In die linear in der Er-Form erzählte Geschichte von Jonas eingestreut sind vier Abschnitte, in denen der Junge den Leser anspricht. Damit beginnt das Buch auch, und sofort wird man in das Geschehen hineingezogen. Diese Abschnitte lockern den Jugendroman auf und sie sind virtuos gemacht, weil sie mit dem Geschehen spielen – aus meiner Sicht hätte es durchaus noch mehr solcher Reflexionen geben können (aber vielleicht täusche ich mich auch und das hätte dann eher genervt).
Fazit:
5 von 5 Punkten. Was soll ich sagen? „Schrödinger, Dr. Linda und eine Leiche im Kühlhaus“ ist eine kurzweilige Geschichte – nicht nur der geringen Seitenzahl wegen, sondern auch was die Story betrifft. Selbstmord, Tod, Psychiatrie – das sind Themen, bei denen man ein trauriges und schweres Buch erwartet. Jan de Leeuw schafft es, über all das einen Roman zu schreiben, der genau das nicht ist. Die Geschichte ist so überzeichnet, hat so viel Slapstick, dass man trotz der problematischen Dinge, die dort passieren, immer wieder grinsen muss. Und dennoch ist Jan de Leeuws Buch nicht oberflächlich, sondern hat zwischen dein Zeilen eine nicht vermutete Tiefe. Ich finde es erstaunlich, wie gekonnt Jan de Leeuw es geschafft hat, diese Balance aus Humor und Nachdenklichkeit herzustellen.
Dieses Buch werde ich irgendwann bestimmt ein zweites Mal lesen.
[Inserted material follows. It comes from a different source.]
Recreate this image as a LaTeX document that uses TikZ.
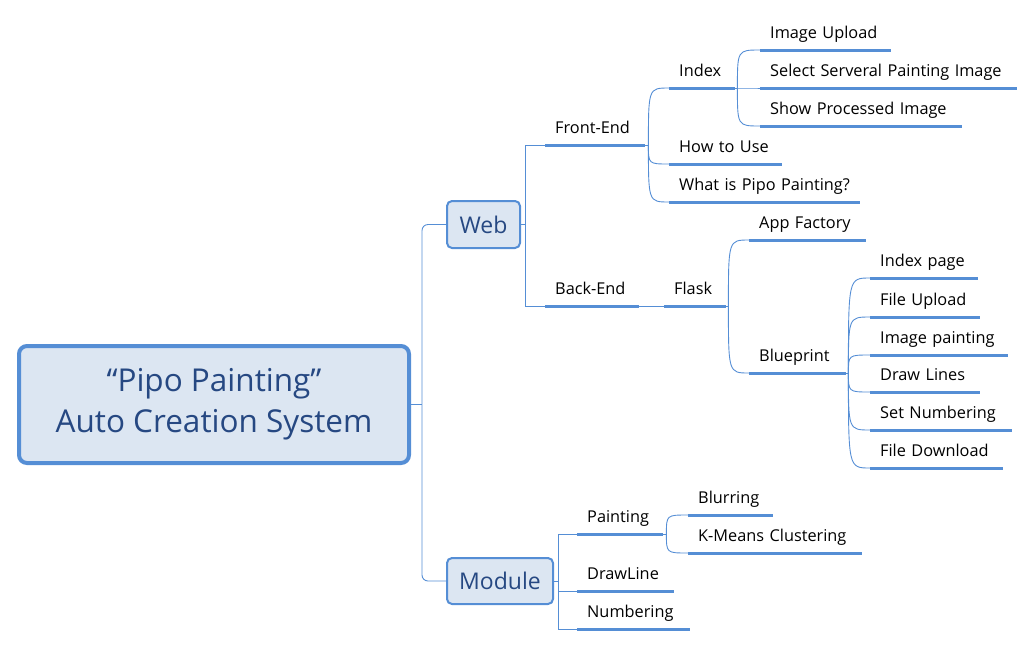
\documentclass[tikz,border=0pt]{standalone}
\usepackage{fontspec}
\setmainfont{Open Sans}
\definecolor{mapline}{RGB}{85,142,213}
\definecolor{mapfill}{RGB}{220,230,242}
\definecolor{maptext}{RGB}{38,72,130}
\tikzset{
  conn/.style={draw=mapline, line width=0.9pt},
  uline/.style={draw=mapline, line width=3pt},
  topic/.style={anchor=south west, inner xsep=10pt, inner ysep=0pt,
    text width=#1, align=left, text height=12pt, text depth=11pt,
    font=\fontsize{16.3}{19}\selectfont,
    append after command={(\tikzlastnode.south west) edge[uline] (\tikzlastnode.south east)}},
  mainbox/.style={draw=mapline, fill=mapfill, rounded corners=5pt, line width=2pt,
    text=maptext, font=\fontsize{23}{28}\selectfont, inner sep=0pt},
}

\begin{document}
\begin{tikzpicture}[x=1pt,y=-1pt]
\useasboundingbox (0,0) rectangle (1035,646);
% central topic
\node[mainbox, line width=4pt, rounded corners=8pt, minimum width=390pt,
  minimum height=117pt, align=center, font=\fontsize{31.5}{41}\selectfont]
  (root) at (214,404.5) {“Pipo Painting”\\Auto Creation System};
\draw[conn] (root.east) -- ++(11,0) coordinate (rj);
\node[mainbox, minimum width=73pt, minimum height=47pt] (web) at (483.5,224.5) {Web};
\node[mainbox, minimum width=106pt, minimum height=46pt] (module) at (500,581) {Module};
\draw[conn, rounded corners=6pt] (rj) |- (web.west);
\draw[conn, rounded corners=6pt] (rj) |- (module.west);

% Web
\node[topic=80pt] (front) at (545,145) {Front-End};
\node[topic=74pt] (back) at (545,306) {Back-End};
\node[topic=42pt] (flask) at (664,306) {Flask};
\draw[conn] (web.east) -- ++(4,0) coordinate (wj);
\draw[conn] (wj) |- (front.south west);
\draw[conn] (wj) |- (back.south west);
\draw[conn] (back.south east) -- (flask.south west);

% Front-End
\node[topic=46pt] (index) at (669,88) {Index};
\node[topic=93pt] (howto) at (669,164) {How to Use};
\node[topic=171pt] (whatis) at (669,202) {What is Pipo Painting?};
\coordinate (fj) at ([xshift=3pt]front.south east);
\draw[conn] (front.south east) -- (fj);
\foreach \n in {index,howto,whatis}
  \draw[conn] (fj) .. controls (fj |- \n.south west) .. (\n.south west);

% Index
\node[topic=111pt] (upload) at (760,50) {Image Upload};
\node[topic=237pt] (select) at (760,88) {Select Serveral Painting Image};
\node[topic=182pt] (show) at (760,126) {Show Processed Image};
\coordinate (ij) at ([xshift=2pt]index.south east);
\draw[conn] (index.south east) -- (ij);
\foreach \n in {upload,select,show}
  \draw[conn] (ij) .. controls (ij |- \n.south west) .. (\n.south west);

% Flask
\node[topic=97pt] (factory) at (749,240) {App Factory};
\node[topic=77pt] (blue) at (749,373) {Blueprint};
\coordinate (kj) at ([xshift=2pt]flask.south east);
\draw[conn] (flask.south east) -- (kj);
\foreach \n in {factory,blue}
  \draw[conn] (kj) .. controls (kj |- \n.south west) .. (\n.south west);

% Blueprint
\node[topic=88pt] (idxpage) at (870,278) {Index page};
\node[topic=90pt] (fileup) at (870,317) {File Upload};
\node[topic=118pt] (imgpaint) at (870,355) {Image painting};
\node[topic=90pt] (drawl) at (870,392) {Draw Lines};
\node[topic=122pt] (setnum) at (870,430) {Set Numbering};
\node[topic=113pt] (filedown) at (870,468) {File Download};
\coordinate (bj) at ([xshift=2pt]blue.south east);
\draw[conn] (blue.south east) -- (bj);
\foreach \n in {idxpage,fileup,imgpaint,drawl,setnum,filedown}
  \draw[conn] (bj) .. controls (bj |- \n.south west) .. (\n.south west);

% Module
\node[topic=66pt] (paint) at (577,534) {Painting};
\node[topic=77pt] (drawline) at (577,591) {DrawLine};
\node[topic=93pt] (number) at (577,629) {Numbering};
\draw[conn] (module.east) -- ++(4,0) coordinate (mj);
\foreach \n in {paint,drawline,number}
  \draw[conn] (mj) |- (\n.south west);

% Painting
\node[topic=65pt] (blur) at (688,515) {Blurring};
\node[topic=154pt] (kmeans) at (688,553) {K-Means Clustering};
\coordinate (pj) at ([xshift=3pt]paint.south east);
\draw[conn] (paint.south east) -- (pj);
\foreach \n in {blur,kmeans}
  \draw[conn] (pj) .. controls (pj |- \n.south west) .. (\n.south west);
\end{tikzpicture}
\end{document}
Und ich bin schon jetzt gespannt, ob es den großen Reiz, den es beim ersten Lesen auf mich hatte, behält. Ansonsten kann ich nur sagen: Lest das mit 12,90 Euro nicht gerade günstige Bändchen! Mit Logik und Ernst darf man an dieses Buch nicht herangehen, sondern man sollte ihm mit Humor begegnen. Wer anfängt nachzudenken, ob das alles stimmig ist, hat schon verloren.